The activated sludge ecosystem contains a core community of abundant organisms

Abstract

Understanding the microbial ecology of a system requires that the observed population dynamics can be linked to their metabolic functions. However, functional characterization is laborious and the choice of organisms should be prioritized to those that are frequently abundant (core) or transiently abundant, which are therefore putatively make the greatest contribution to carbon turnover in the system. We analyzed the microbial communities in 13 Danish wastewater treatment plants with nutrient removal in consecutive years and a single plant periodically over 6 years, using Illumina sequencing of 16S ribosomal RNA amplicons of the V4 region. The plants contained a core community of 63 abundant genus-level operational taxonomic units (OTUs) that made up 68% of the total reads. A core community consisting of abundant OTUs was also observed within the incoming wastewater to three plants. The net growth rate for individual OTUs was quantified using mass balance, and it was found that 10% of the total reads in the activated sludge were from slow or non-growing OTUs, and that their measured abundance was primarily because of immigration with the wastewater. Transiently abundant organisms were also identified. Among them the genus Nitrotoga (class Betaproteobacteria) was the most abundant putative nitrite oxidizer in a number of activated sludge plants, which challenges previous assumptions that Nitrospira (phylum Nitrospirae) are the primary nitrite-oxidizers in activated sludge systems with nutrient removal.

Figure 1

Frequency distribution of OTUs across samples. Core OTUs common to all 26 samples. Core and frequently observed OTUs made up a larger fraction of the total reads than transiently observed OTUs. The number of samples in which each OTU is observed against (a) the number of OTUs observed at each frequency and (b) the bars denote the relative read abundance of OTUs observed at each frequency and the lines present the cumulative total these frequencies from most- to least-frequently observed (lines). Colors denote OTUs clustered at genus-level (green, 94%), species-level (red, 97%), subspecies-level (blue, 99%).

Figure 2

Cumulative read abundance across 26 activated sludge samples. Cumulative read abundance (mean±SD) of species-level OTUs plotted in rank order for the 26 samples.
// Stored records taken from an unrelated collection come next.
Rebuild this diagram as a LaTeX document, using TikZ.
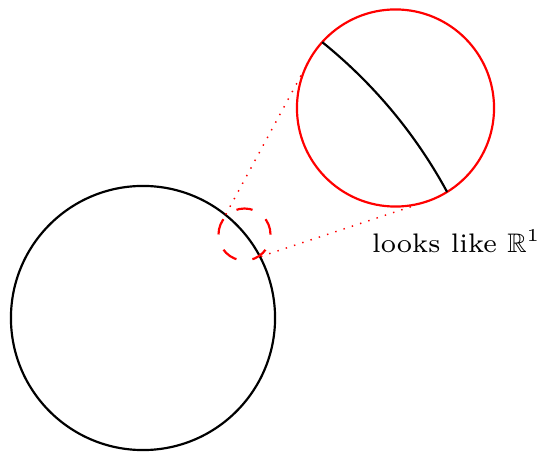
\documentclass[tikz,border=0pt]{standalone}
\usepackage{amsmath}
\usepackage{amssymb}
\usepackage{xcolor}
\usetikzlibrary{calc}

\begin{document}
\begin{tikzpicture}[x=0.276pt, y=-0.276pt,
    disc/.style={circle, draw, semithick, inner sep=0pt, outer sep=0pt}]
    \useasboundingbox (0,0) rectangle (543,453);
    \node[disc, minimum size=72.9pt] (ball) at (143,318) {};
    \node[disc, red, dash pattern=on 4.5pt off 4.5pt, minimum size=14.35pt] (spot) at (244.5,234.5) {};
    \node[disc, red, minimum size=54.4pt] (lens) at (395.5,108) {};
    \begin{scope}
        \clip (lens.center) circle[radius=98.5];
        \draw[semithick] (12.5,427) circle[radius=494];
    \end{scope}
    \coordinate (h) at ($(spot.center)!-0.3586!(lens.center)$);
    \foreach \s in {1,2} {
        \draw[red, dotted] (tangent cs:node=spot,point={(h)},solution=\s)
            -- (tangent cs:node=lens,point={(h)},solution=\s);
    }
    \node[font=\fontsize{7.4}{9}\selectfont] (label) at (456.5,241) {looks like $\mathbb{R}^1$};
\end{tikzpicture}
\end{document}
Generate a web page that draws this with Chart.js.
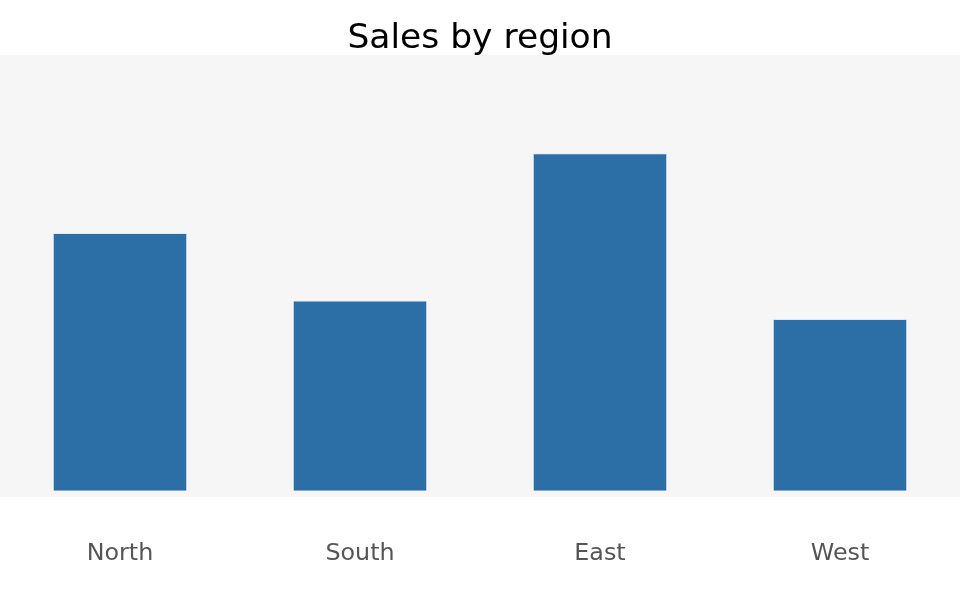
<!DOCTYPE html>
<html>
<head>
<meta charset="utf-8">
<script src="https://cdn.jsdelivr.net/npm/chart.js@4/dist/chart.umd.min.js"></script>
<style>
  html, body { margin: 0; padding: 0; background: #fff; }
  #wrap { width: 960px; height: 614px; }
</style>
</head>
<body>
<div id="wrap"><canvas id="salesChart" width="960" height="614"></canvas></div>
<script>
// data
const regions = ['North', 'South', 'East', 'West'];
const sales = [42, 31, 55, 28];
const yRange = [-1, 71];

// grey panel behind the plot area
const panelBg = {
  id: 'panelBg',
  beforeDraw(chart) {
    const { ctx, chartArea: a } = chart;
    ctx.save();
    ctx.fillStyle = '#f6f6f6';
    ctx.fillRect(a.left, a.top, a.right - a.left, a.bottom - a.top);
    ctx.restore();
  }
};

new Chart(document.getElementById('salesChart'), {
  type: 'bar',
  data: {
    labels: regions,
    datasets: [{
      label: 'Sales',
      data: sales,
      backgroundColor: '#2c6fa7',
      borderColor: 'rgba(220, 232, 244, 0.9)',
      borderWidth: 1,
      categoryPercentage: 1,
      barPercentage: 0.56
    }]
  },
  options: {
    responsive: false,
    animation: false,
    layout: { padding: 0 },
    plugins: {
      legend: { display: false },
      tooltip: { enabled: false },
      title: {
        display: true,
        text: 'Sales by region',
        color: '#000',
        font: { family: 'DejaVu Sans', size: 34.5, weight: 'normal', lineHeight: 1 },
        padding: { top: 22, bottom: -1.5 }
      }
    },
    scales: {
      x: {
        grid: { display: false, drawTicks: false },
        border: { display: false },
        ticks: {
          color: '#555',
          font: { family: 'DejaVu Sans', size: 23.8 },
          padding: 43
        },
        afterFit(scale) { scale.height = 117; }
      },
      y: {
        display: false,
        min: yRange[0],
        max: yRange[1]
      }
    }
  },
  plugins: [panelBg]
});
</script>
</body>
</html>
In each sample, the 10 most abundant OTUs made up 40% (±10%) of the total reads on average and the 100 most abundant OTUs made up 78% (±6.8%). OTUs were considered abundant in a sample when they were among the OTUs making up the top 80% of reads.

Figure 3

Comparison of observation frequency and frequency of high abundance. Genus-level OTUs were plotted with slight transparency (alpha=0.2) such that darker points indicate more OTUs with those characteristics at that position. The OTUs were then classified as (a) Group 1: always abundant (26 samples, red), (b) Group 2: frequently abundant (⩾10 samples, yellow), (c) Group 3: transiently abundant in ⩾1 sample, green) and (d) Group 4: not abundant in any sample (gray). This was compared with the frequency at which the OTU was observed: transient (<20 samples), frequent (⩾20 samples) or core (26 samples).

Figure 4

Boxplot of the abundance of the top 50 genus-level OTUs (by median). The upper and lower bounds of boxes denote the 25th and 75th percentiles and the lines denote the max and min values, outliers are shown as dots. OTU labels are the lowest assigned taxonomic rank.

Figure 5

Relative abundance of 99% OTUs Tetrasphaera across 13 plants. The relationship between the OTUs is presented as a maximum likelihood phylogenetic tree; the branches are colored to denote OTUs from Clade 1 (blue), Clade 2 (yellow) and Clade 3 (red). The size of the circles denotes the relative abundance of each OTU.

Figure 6

Comparison of the read abundance in the activated sludge and the net growth rate for the Aalborg East plant. Points are colored by their abundance in the influent wastewater, and taxa >1% in the wastewater are named. Few abundant species-level OTUs had a low net growth rate, indicating that their abundance was due to contribution from the influent bacteria.

Figure 7

Read abundance of nitrite-oxidizing bacteria. Nitrospira (gray) and Nitrotoga (black) in activated sludge samples from 13 plants taken during summer of 2008 and 2009. The NOBs in most plants were dominated by Nitrospira, but Nitrotoga dominated in some cases.